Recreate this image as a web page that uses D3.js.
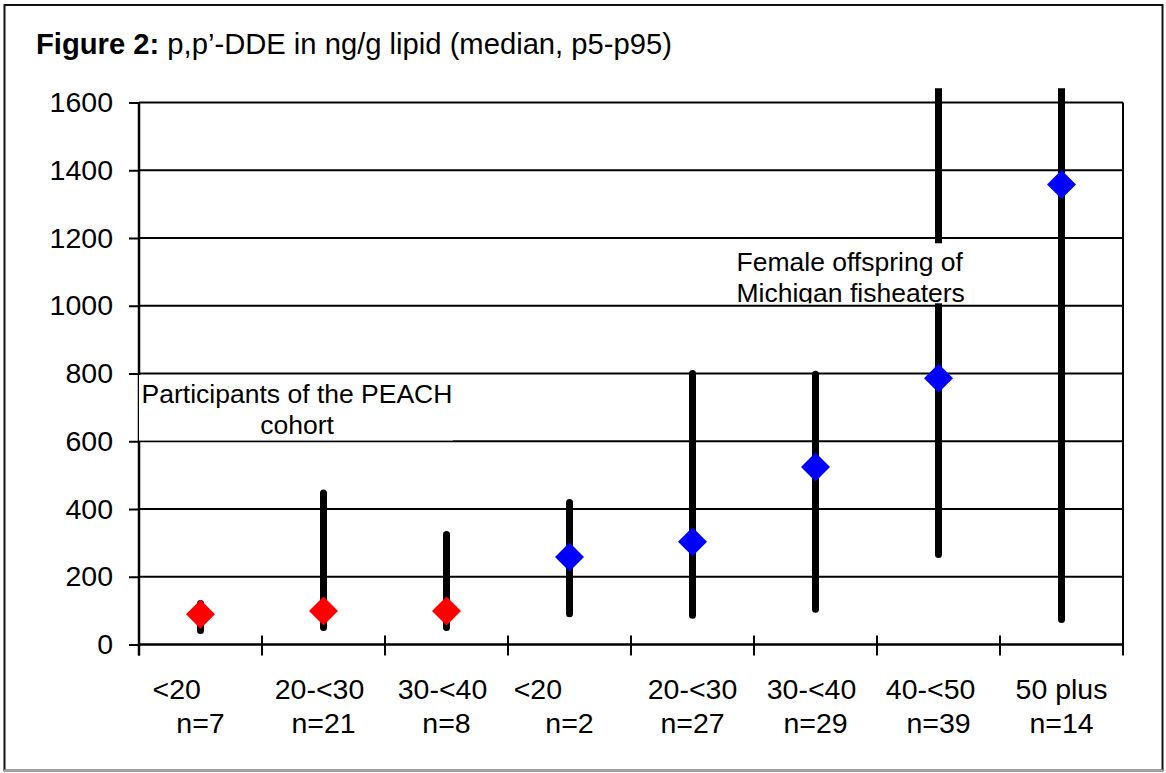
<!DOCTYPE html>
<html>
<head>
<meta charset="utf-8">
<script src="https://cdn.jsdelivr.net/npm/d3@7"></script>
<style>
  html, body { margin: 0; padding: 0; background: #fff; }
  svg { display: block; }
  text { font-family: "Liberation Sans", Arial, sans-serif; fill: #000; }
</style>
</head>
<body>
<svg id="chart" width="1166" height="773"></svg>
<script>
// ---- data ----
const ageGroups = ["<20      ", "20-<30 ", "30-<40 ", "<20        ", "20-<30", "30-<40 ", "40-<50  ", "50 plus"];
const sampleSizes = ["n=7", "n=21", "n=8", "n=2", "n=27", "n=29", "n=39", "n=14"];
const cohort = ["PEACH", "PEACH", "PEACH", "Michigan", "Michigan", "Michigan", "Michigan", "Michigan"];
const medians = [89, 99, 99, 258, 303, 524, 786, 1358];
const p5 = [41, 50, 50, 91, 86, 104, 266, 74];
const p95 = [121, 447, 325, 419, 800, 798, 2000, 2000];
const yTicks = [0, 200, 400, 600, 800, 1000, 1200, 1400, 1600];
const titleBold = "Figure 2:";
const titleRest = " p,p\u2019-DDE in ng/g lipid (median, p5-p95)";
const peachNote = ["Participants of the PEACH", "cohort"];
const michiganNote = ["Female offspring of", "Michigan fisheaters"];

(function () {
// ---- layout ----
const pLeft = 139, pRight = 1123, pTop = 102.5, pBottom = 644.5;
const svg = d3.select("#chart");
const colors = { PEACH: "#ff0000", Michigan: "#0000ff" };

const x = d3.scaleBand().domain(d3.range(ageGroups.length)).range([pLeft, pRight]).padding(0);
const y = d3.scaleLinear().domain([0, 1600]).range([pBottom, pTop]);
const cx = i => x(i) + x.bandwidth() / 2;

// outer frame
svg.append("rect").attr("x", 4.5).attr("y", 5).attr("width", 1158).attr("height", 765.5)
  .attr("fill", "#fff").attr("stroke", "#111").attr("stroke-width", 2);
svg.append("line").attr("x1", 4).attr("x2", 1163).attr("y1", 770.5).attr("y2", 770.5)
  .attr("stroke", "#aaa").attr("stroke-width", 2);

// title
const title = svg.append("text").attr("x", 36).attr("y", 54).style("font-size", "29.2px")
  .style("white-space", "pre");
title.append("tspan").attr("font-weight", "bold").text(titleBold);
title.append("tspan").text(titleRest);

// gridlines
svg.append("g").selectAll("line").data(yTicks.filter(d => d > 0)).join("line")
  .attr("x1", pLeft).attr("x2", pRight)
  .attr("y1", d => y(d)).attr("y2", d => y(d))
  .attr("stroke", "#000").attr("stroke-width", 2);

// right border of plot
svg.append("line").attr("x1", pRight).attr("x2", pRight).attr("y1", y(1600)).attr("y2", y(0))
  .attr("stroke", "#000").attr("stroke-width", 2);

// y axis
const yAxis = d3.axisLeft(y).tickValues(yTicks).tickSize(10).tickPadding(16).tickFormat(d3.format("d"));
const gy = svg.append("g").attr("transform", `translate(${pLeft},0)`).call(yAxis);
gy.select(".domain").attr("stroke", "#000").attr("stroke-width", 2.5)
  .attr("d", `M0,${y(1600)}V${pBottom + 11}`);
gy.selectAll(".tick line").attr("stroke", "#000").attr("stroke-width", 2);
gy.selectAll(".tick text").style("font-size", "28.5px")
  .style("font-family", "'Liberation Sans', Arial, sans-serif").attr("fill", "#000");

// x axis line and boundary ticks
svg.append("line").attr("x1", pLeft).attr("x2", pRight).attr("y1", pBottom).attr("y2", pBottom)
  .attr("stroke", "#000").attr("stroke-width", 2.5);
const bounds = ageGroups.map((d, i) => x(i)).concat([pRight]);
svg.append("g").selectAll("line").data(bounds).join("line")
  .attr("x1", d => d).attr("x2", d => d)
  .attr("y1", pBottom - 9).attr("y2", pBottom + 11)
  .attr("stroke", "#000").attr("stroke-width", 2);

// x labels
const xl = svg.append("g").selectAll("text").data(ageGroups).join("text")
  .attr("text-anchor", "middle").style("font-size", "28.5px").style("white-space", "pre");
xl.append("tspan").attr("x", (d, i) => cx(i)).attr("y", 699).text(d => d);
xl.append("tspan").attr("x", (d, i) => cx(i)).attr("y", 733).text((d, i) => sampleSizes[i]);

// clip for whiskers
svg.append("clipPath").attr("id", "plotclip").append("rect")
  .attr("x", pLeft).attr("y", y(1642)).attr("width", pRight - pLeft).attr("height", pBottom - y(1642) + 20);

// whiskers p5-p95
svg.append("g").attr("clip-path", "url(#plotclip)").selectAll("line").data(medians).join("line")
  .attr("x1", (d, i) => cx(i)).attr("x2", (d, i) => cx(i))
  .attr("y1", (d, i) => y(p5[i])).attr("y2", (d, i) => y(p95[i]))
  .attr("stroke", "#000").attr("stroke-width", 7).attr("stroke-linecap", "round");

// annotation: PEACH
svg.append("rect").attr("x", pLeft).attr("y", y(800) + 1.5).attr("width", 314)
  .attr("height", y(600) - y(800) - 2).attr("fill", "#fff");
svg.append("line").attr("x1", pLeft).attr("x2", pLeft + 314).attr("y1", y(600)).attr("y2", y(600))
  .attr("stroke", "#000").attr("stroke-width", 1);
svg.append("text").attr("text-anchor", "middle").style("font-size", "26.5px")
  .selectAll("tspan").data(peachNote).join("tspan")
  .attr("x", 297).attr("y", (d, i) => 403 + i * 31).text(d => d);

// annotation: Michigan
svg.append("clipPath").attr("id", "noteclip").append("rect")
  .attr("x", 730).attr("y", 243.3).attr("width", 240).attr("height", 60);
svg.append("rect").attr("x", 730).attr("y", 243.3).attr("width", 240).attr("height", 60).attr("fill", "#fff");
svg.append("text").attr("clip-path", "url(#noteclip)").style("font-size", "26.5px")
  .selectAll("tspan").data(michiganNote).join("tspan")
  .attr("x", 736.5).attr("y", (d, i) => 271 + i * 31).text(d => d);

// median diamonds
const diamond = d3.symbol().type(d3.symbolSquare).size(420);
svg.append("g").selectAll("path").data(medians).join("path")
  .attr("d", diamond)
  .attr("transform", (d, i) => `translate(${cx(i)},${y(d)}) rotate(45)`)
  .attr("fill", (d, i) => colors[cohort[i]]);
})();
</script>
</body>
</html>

□ □ □ □ □

Copy out all of the data word for word. Do not carry over any picture.

Recreate this image as a web page that uses D3.js.
<!DOCTYPE html>
<html>
<head>
<meta charset="utf-8">
<script src="https://cdn.jsdelivr.net/npm/d3@7"></script>
<style>
  html, body { margin: 0; padding: 0; background: #fff; }
  svg { display: block; }
  text { font-family: "Liberation Sans", Arial, sans-serif; fill: #000; }
</style>
</head>
<body>
<svg id="chart" width="1166" height="773"></svg>
<script>
// ---- data ----
const ageGroups = ["<20      ", "20-<30 ", "30-<40 ", "<20        ", "20-<30", "30-<40 ", "40-<50  ", "50 plus"];
const sampleSizes = ["n=7", "n=21", "n=8", "n=2", "n=27", "n=29", "n=39", "n=14"];
const cohort = ["PEACH", "PEACH", "PEACH", "Michigan", "Michigan", "Michigan", "Michigan", "Michigan"];
const medians = [89, 99, 99, 258, 303, 524, 786, 1358];
const p5 = [41, 50, 50, 91, 86, 104, 266, 74];
const p95 = [121, 447, 325, 419, 800, 798, 2000, 2000];
const yTicks = [0, 200, 400, 600, 800, 1000, 1200, 1400, 1600];
const titleBold = "Figure 2:";
const titleRest = " p,p\u2019-DDE in ng/g lipid (median, p5-p95)";
const peachNote = ["Participants of the PEACH", "cohort"];
const michiganNote = ["Female offspring of", "Michigan fisheaters"];

(function () {
// ---- layout ----
const pLeft = 139, pRight = 1123, pTop = 102.5, pBottom = 644.5;
const svg = d3.select("#chart");
const colors = { PEACH: "#ff0000", Michigan: "#0000ff" };

const x = d3.scaleBand().domain(d3.range(ageGroups.length)).range([pLeft, pRight]).padding(0);
const y = d3.scaleLinear().domain([0, 1600]).range([pBottom, pTop]);
const cx = i => x(i) + x.bandwidth() / 2;

// outer frame
svg.append("rect").attr("x", 4.5).attr("y", 5).attr("width", 1158).attr("height", 765.5)
  .attr("fill", "#fff").attr("stroke", "#111").attr("stroke-width", 2);
svg.append("line").attr("x1", 4).attr("x2", 1163).attr("y1", 770.5).attr("y2", 770.5)
  .attr("stroke", "#aaa").attr("stroke-width", 2);

// title
const title = svg.append("text").attr("x", 36).attr("y", 54).style("font-size", "29.2px")
  .style("white-space", "pre");
title.append("tspan").attr("font-weight", "bold").text(titleBold);
title.append("tspan").text(titleRest);

// gridlines
svg.append("g").selectAll("line").data(yTicks.filter(d => d > 0)).join("line")
  .attr("x1", pLeft).attr("x2", pRight)
  .attr("y1", d => y(d)).attr("y2", d => y(d))
  .attr("stroke", "#000").attr("stroke-width", 2);

// right border of plot
svg.append("line").attr("x1", pRight).attr("x2", pRight).attr("y1", y(1600)).attr("y2", y(0))
  .attr("stroke", "#000").attr("stroke-width", 2);

// y axis
const yAxis = d3.axisLeft(y).tickValues(yTicks).tickSize(10).tickPadding(16).tickFormat(d3.format("d"));
const gy = svg.append("g").attr("transform", `translate(${pLeft},0)`).call(yAxis);
gy.select(".domain").attr("stroke", "#000").attr("stroke-width", 2.5)
  .attr("d", `M0,${y(1600)}V${pBottom + 11}`);
gy.selectAll(".tick line").attr("stroke", "#000").attr("stroke-width", 2);
gy.selectAll(".tick text").style("font-size", "28.5px")
  .style("font-family", "'Liberation Sans', Arial, sans-serif").attr("fill", "#000");

// x axis line and boundary ticks
svg.append("line").attr("x1", pLeft).attr("x2", pRight).attr("y1", pBottom).attr("y2", pBottom)
  .attr("stroke", "#000").attr("stroke-width", 2.5);
const bounds = ageGroups.map((d, i) => x(i)).concat([pRight]);
svg.append("g").selectAll("line").data(bounds).join("line")
  .attr("x1", d => d).attr("x2", d => d)
  .attr("y1", pBottom - 9).attr("y2", pBottom + 11)
  .attr("stroke", "#000").attr("stroke-width", 2);

// x labels
const xl = svg.append("g").selectAll("text").data(ageGroups).join("text")
  .attr("text-anchor", "middle").style("font-size", "28.5px").style("white-space", "pre");
xl.append("tspan").attr("x", (d, i) => cx(i)).attr("y", 699).text(d => d);
xl.append("tspan").attr("x", (d, i) => cx(i)).attr("y", 733).text((d, i) => sampleSizes[i]);

// clip for whiskers
svg.append("clipPath").attr("id", "plotclip").append("rect")
  .attr("x", pLeft).attr("y", y(1642)).attr("width", pRight - pLeft).attr("height", pBottom - y(1642) + 20);

// whiskers p5-p95
svg.append("g").attr("clip-path", "url(#plotclip)").selectAll("line").data(medians).join("line")
  .attr("x1", (d, i) => cx(i)).attr("x2", (d, i) => cx(i))
  .attr("y1", (d, i) => y(p5[i])).attr("y2", (d, i) => y(p95[i]))
  .attr("stroke", "#000").attr("stroke-width", 7).attr("stroke-linecap", "round");

// annotation: PEACH
svg.append("rect").attr("x", pLeft).attr("y", y(800) + 1.5).attr("width", 314)
  .attr("height", y(600) - y(800) - 2).attr("fill", "#fff");
svg.append("line").attr("x1", pLeft).attr("x2", pLeft + 314).attr("y1", y(600)).attr("y2", y(600))
  .attr("stroke", "#000").attr("stroke-width", 1);
svg.append("text").attr("text-anchor", "middle").style("font-size", "26.5px")
  .selectAll("tspan").data(peachNote).join("tspan")
  .attr("x", 297).attr("y", (d, i) => 403 + i * 31).text(d => d);

// annotation: Michigan
svg.append("clipPath").attr("id", "noteclip").append("rect")
  .attr("x", 730).attr("y", 243.3).attr("width", 240).attr("height", 60);
svg.append("rect").attr("x", 730).attr("y", 243.3).attr("width", 240).attr("height", 60).attr("fill", "#fff");
svg.append("text").attr("clip-path", "url(#noteclip)").style("font-size", "26.5px")
  .selectAll("tspan").data(michiganNote).join("tspan")
  .attr("x", 736.5).attr("y", (d, i) => 271 + i * 31).text(d => d);

// median diamonds
const diamond = d3.symbol().type(d3.symbolSquare).size(420);
svg.append("g").selectAll("path").data(medians).join("path")
  .attr("d", diamond)
  .attr("transform", (d, i) => `translate(${cx(i)},${y(d)}) rotate(45)`)
  .attr("fill", (d, i) => colors[cohort[i]]);
})();
</script>
</body>
</html>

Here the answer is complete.